Friday, 26 September 2008

Hot & Sour Greens - Beet Greens, Chard or Kale

Use a good quantity of greens, or the sauce will be too strong. These were some lovely - truly beautiful! - beet greens; I believe they were the variety known as "Bulls Blood". The leaves where an intense dark garnet red, and were tasty but fairly strong and just a touch bitter. Alas, by this time of year the stems of beets have gotten somewhat tough, so they were discarded. Swiss chard or kale would also do very well in this recipe. I didn't put any toasted sesame oil in my greens - they were strong enough without it - but it would be good added to mild kale or Swis chard.

3 to 4 servings
15 minutes prep time

Hot and Sour Beet Greens
The Sauce:
1/4 teaspoon white peppercorns (scant)
1 small dried hot chile
1 tablespoon soy sauce or tamari
2 tablespoons mild vinegar (apple cider or rice)
2 tablespoons water
1 teaspoon corn starch or arrowroot
1 teaspoon toasted sesame oil (optional)

Grind the pepper and hot chile tegether, and put them in a heavy-bottomed pot large enough to hold your prepared greens. Add the rest of the ingredients and stir well to dissolve the starch. Don't start cooking until your greens are ready.

The Greens:
the greens from 1 large bunch of beets
OR a good bunch of kale,
OR a good bunch of chard;
6 to 8 cups prepared greens in all

Prepare the greens: wash them, pick them over discarding any tough stems or damaged leaves, and chop them coarsely. Let them drain until most of the water is out of them.
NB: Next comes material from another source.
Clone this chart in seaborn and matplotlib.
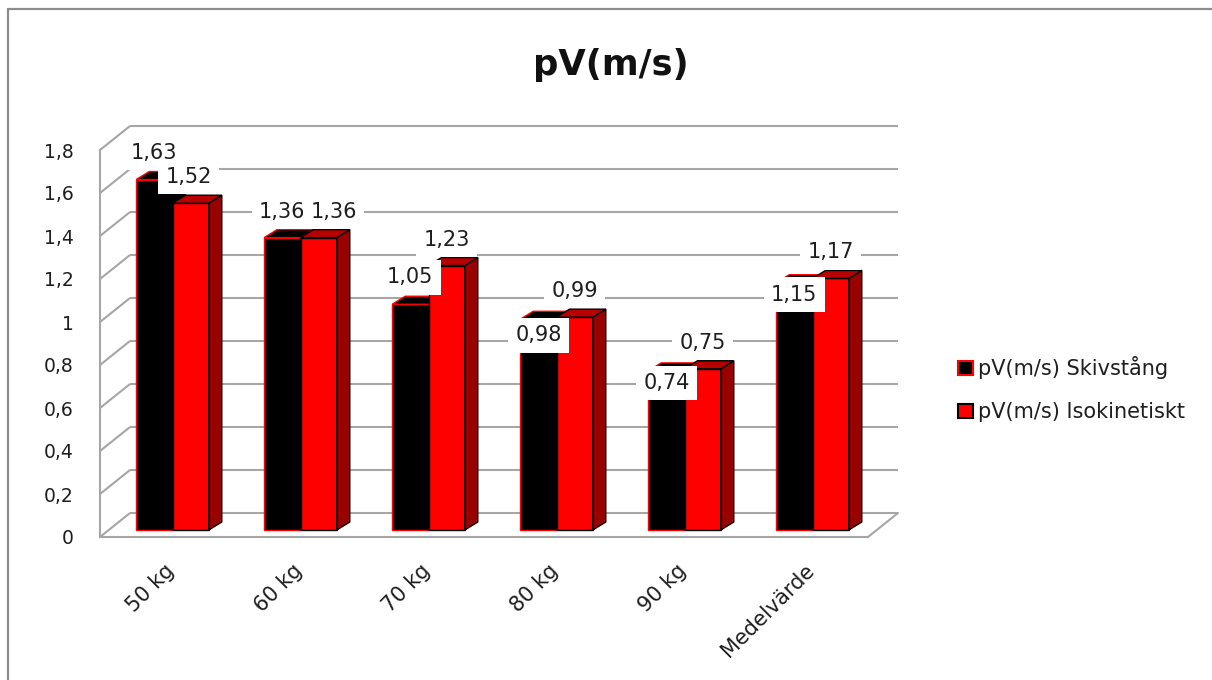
import matplotlib
matplotlib.use("Agg")
import matplotlib.pyplot as plt
import pandas as pd
import seaborn as sns
from matplotlib.patches import Polygon, Patch
from matplotlib.lines import Line2D
from matplotlib.transforms import ScaledTranslation

# ---- data -------------------------------------------------------------
categories = ["50 kg", "60 kg", "70 kg", "80 kg", "90 kg", "Medelvärde"]
skivstang = [1.63, 1.36, 1.05, 0.98, 0.74, 1.15]
isokinetiskt = [1.52, 1.36, 1.23, 0.99, 0.75, 1.17]
series_names = ["pV(m/s) Skivstång", "pV(m/s) Isokinetiskt"]
y_ticks = [0, 0.2, 0.4, 0.6, 0.8, 1.0, 1.2, 1.4, 1.6, 1.8]
chart_title = "pV(m/s)"

# ---- styling / layout -------------------------------------------------
W, H, DPI = 1212, 680, 100
BLACK, RED = "#000000", "#ff0000"
RED_TOP, RED_SIDE = "#b80000", "#990000"
GRID = "#a6a6a6"
TEXT = "#1e1e1e"

# front plane of the 3-D box (pixels)
AX_L, AX_R, AX_B, AX_T = 100, 868, 537, 150
WALL_DX, WALL_DY = 30, 24      # depth of walls/floor (px)
BAR_DX, BAR_DY = 13, 8         # depth of each column (px)
BAR_SHIFT = (8.5, 7)           # column front faces sit slightly behind the front plane

# per-label nudges (px) to keep value labels from colliding
label_dy_black = [27, 26, 27, -16, -12, -12]
label_dx_red = [-2, 15, 0, 0, 0, 0]
LABEL_DY_RED = 26

sns.set_theme(style="white")
plt.rcParams["font.family"] = ["DejaVu Sans"]

fig = plt.figure(figsize=(W / DPI, H / DPI), dpi=DPI)
ax = fig.add_axes([AX_L / W, 1 - AX_B / H, (AX_R - AX_L) / W, (AX_B - AX_T) / H])

df = pd.DataFrame({
    "category": categories * 2,
    "series": [series_names[0]] * len(categories) + [series_names[1]] * len(categories),
    "value": skivstang + isokinetiskt,
})

sns.barplot(data=df, x="category", y="value", hue="series", order=categories,
            hue_order=series_names, palette=[BLACK, RED], saturation=1,
            width=0.567, legend=False, ax=ax)

ax.set_xlim(-0.5, len(categories) - 0.5)
ax.set_ylim(0, 1.8)

# pixel -> data unit conversion
px_x = (ax.get_xlim()[1] - ax.get_xlim()[0]) / (AX_R - AX_L)
px_y = (ax.get_ylim()[1] - ax.get_ylim()[0]) / (AX_B - AX_T)

# ---- walls, floor and gridlines ---------------------------------------
x_left, x_right = ax.get_xlim()
wdx, wdy = WALL_DX * px_x, WALL_DY * px_y
for t in y_ticks:
    ax.plot([x_left, x_left + wdx], [t, t + wdy], color=GRID, lw=1.5,
            clip_on=False, zorder=1, solid_capstyle="butt")
    ax.plot([x_left + wdx, x_right + wdx], [t + wdy, t + wdy], color=GRID, lw=1.5,
            clip_on=False, zorder=1, solid_capstyle="butt")
ax.plot([x_right, x_right + wdx], [0, wdy], color=GRID, lw=1.5, clip_on=False, zorder=1)

for side in ["top", "right"]:
    ax.spines[side].set_visible(False)
for side in ["left", "bottom"]:
    ax.spines[side].set_color(GRID)
    ax.spines[side].set_linewidth(1.5)
ax.grid(False)

# ---- 3-D columns ------------------------------------------------------
bar_tf = ax.transData + ScaledTranslation(BAR_SHIFT[0] / DPI, BAR_SHIFT[1] / DPI,
                                          fig.dpi_scale_trans)
bdx, bdy = BAR_DX * px_x, BAR_DY * px_y

styles = [
    dict(face=BLACK, edge=RED, top=BLACK, side=BLACK, z=3),
    dict(face=RED, edge=BLACK, top=RED_TOP, side=RED_SIDE, z=4),
]
values = [skivstang, isokinetiskt]

for k, cont in enumerate(ax.containers):
    st = styles[k]
    for i, bar in enumerate(cont):
        bar.set_transform(bar_tf)
        bar.set_facecolor(st["face"])
        bar.set_edgecolor(st["edge"])
        bar.set_linewidth(1.0)
        bar.set_zorder(st["z"])
        bar.set_clip_on(False)
        x0 = bar.get_x()
        x1 = x0 + bar.get_width()
        h = bar.get_height()
        top = Polygon([(x0, h), (x1, h), (x1 + bdx, h + bdy), (x0 + bdx, h + bdy)],
                      closed=True, facecolor=st["top"], edgecolor=st["edge"], lw=1.0,
                      transform=bar_tf, zorder=st["z"], clip_on=False)
        side = Polygon([(x1, 0), (x1 + bdx, bdy), (x1 + bdx, h + bdy), (x1, h)],
                       closed=True, facecolor=st["side"], edgecolor=BLACK, lw=1.0,
                       transform=bar_tf, zorder=st["z"], clip_on=False)
        ax.add_patch(side)
        ax.add_patch(top)

        v = values[k][i]
        if k == 0:
            off = (0, label_dy_black[i])
        else:
            off = (label_dx_red[i], LABEL_DY_RED)
        ax.annotate(f"{v:.2f}".replace(".", ","), xy=((x0 + x1) / 2, h), xycoords=bar_tf,
                    xytext=off, textcoords="offset pixels", ha="center", va="center",
                    fontsize=15, color=TEXT, zorder=10 + k,
                    bbox=dict(boxstyle="square,pad=0.35", facecolor="white",
                              edgecolor="none"))

# ---- axes text ---------------------------------------------------------
ax.set_yticks(y_ticks, labels=[f"{t:g}".replace(".", ",") for t in y_ticks])
ax.set_xticks(range(len(categories)), labels=categories)
ax.tick_params(axis="y", length=0, pad=19, labelsize=13.5, labelcolor=TEXT)
ax.tick_params(axis="x", length=0, pad=17, labelsize=15, labelcolor=TEXT)
for lab in ax.get_xticklabels():
    lab.set_rotation(45)
    lab.set_ha("right")
    lab.set_va("top")
    lab.set_rotation_mode("anchor")
ax.set_xlabel("")
ax.set_ylabel("")

fig.text(611 / W, 1 - 75 / H, chart_title, ha="center", va="baseline",
         fontsize=25.5, fontweight="bold", color="#111111")

handles = [
    Patch(facecolor=BLACK, edgecolor=RED, linewidth=1.5),
    Patch(facecolor=RED, edgecolor=BLACK, linewidth=1.5),
]
fig.legend(handles, series_names, loc="center left",
           bbox_to_anchor=(958 / W, 1 - 389 / H), frameon=False, fontsize=15,
           handlelength=0.72, handleheight=0.68, handletextpad=0.25,
           labelspacing=1.1, borderpad=0, borderaxespad=0, labelcolor=TEXT)

# outer chart-area frame
fig.add_artist(Line2D([8 / W, 8 / W], [-0.05, 1 - 9 / H], color="#8c8c8c", lw=1.6,
                      transform=fig.transFigure))
fig.add_artist(Line2D([8 / W, 1.05], [1 - 9 / H, 1 - 9 / H], color="#8c8c8c", lw=1.6,
                      transform=fig.transFigure))

fig.savefig("out.png", dpi=DPI, facecolor="white")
Five minutes before serving time, put the greens in the pot with the sauce ingredients, and turn the heat on to medium-high. You can cover the pot for a minute or so, but after that you should uncover them, and stir them frequently as they cook. Once the sauce is thickened and the greens well wilted, the dish is done. As you will surmise, this should not take more than about 5 minutes. Serve with a barley dish, or with rice. I find this a good foil to egg or cheese dishes.